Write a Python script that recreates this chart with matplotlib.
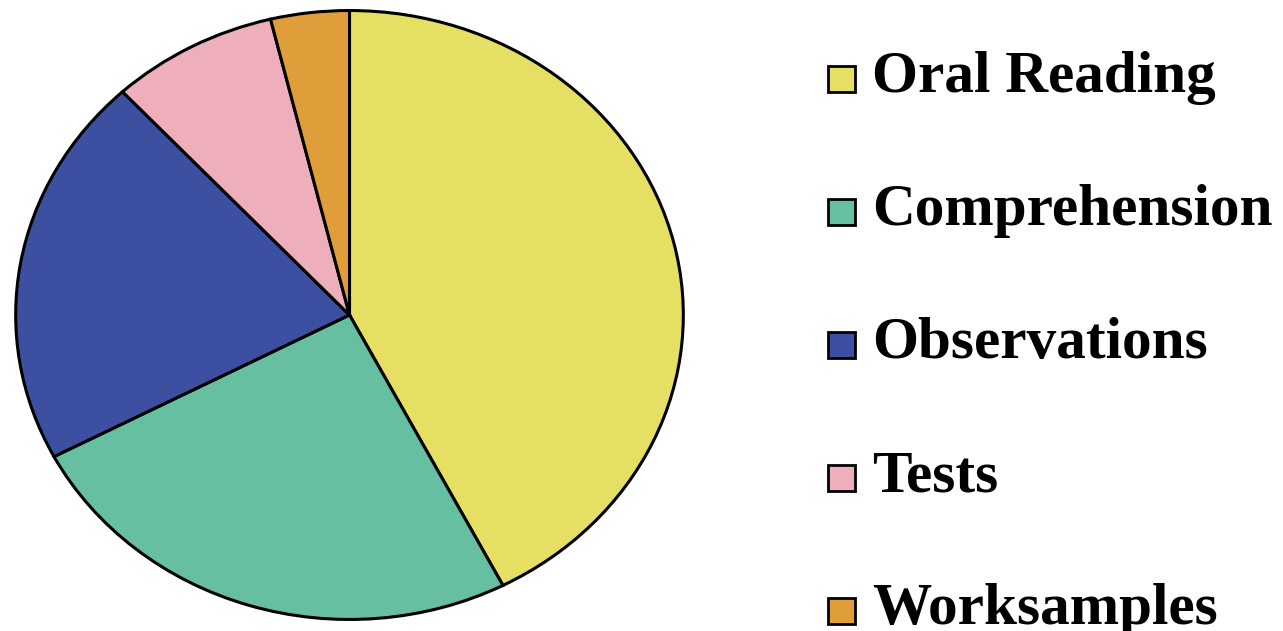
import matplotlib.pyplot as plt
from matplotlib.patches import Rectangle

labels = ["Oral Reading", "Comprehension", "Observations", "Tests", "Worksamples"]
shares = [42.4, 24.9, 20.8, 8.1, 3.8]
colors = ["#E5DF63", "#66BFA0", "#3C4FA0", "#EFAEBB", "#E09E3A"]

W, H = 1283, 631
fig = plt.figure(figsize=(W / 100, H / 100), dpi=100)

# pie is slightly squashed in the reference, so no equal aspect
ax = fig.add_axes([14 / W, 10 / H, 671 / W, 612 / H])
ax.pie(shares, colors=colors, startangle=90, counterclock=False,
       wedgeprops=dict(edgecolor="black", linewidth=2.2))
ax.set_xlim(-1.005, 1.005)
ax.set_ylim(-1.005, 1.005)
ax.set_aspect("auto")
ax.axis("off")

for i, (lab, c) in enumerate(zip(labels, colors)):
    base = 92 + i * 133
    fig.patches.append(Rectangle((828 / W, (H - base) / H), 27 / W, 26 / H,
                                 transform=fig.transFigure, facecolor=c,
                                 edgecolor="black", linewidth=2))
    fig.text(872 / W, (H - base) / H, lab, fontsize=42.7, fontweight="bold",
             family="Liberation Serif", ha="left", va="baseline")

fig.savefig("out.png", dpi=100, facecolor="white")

• **WORK TO DO**
In the data above, please extract the lines from the first one through the line with "fig = plt.figure(figsize=(W", exactly, and keep pictures out.

• **RESULT OF THIS TASK**
Write a Python script that recreates this chart with matplotlib.
import matplotlib.pyplot as plt
from matplotlib.patches import Rectangle

labels = ["Oral Reading", "Comprehension", "Observations", "Tests", "Worksamples"]
shares = [42.4, 24.9, 20.8, 8.1, 3.8]
colors = ["#E5DF63", "#66BFA0", "#3C4FA0", "#EFAEBB", "#E09E3A"]

W, H = 1283, 631
fig = plt.figure(figsize=(W / 100, H / 100), dpi=100)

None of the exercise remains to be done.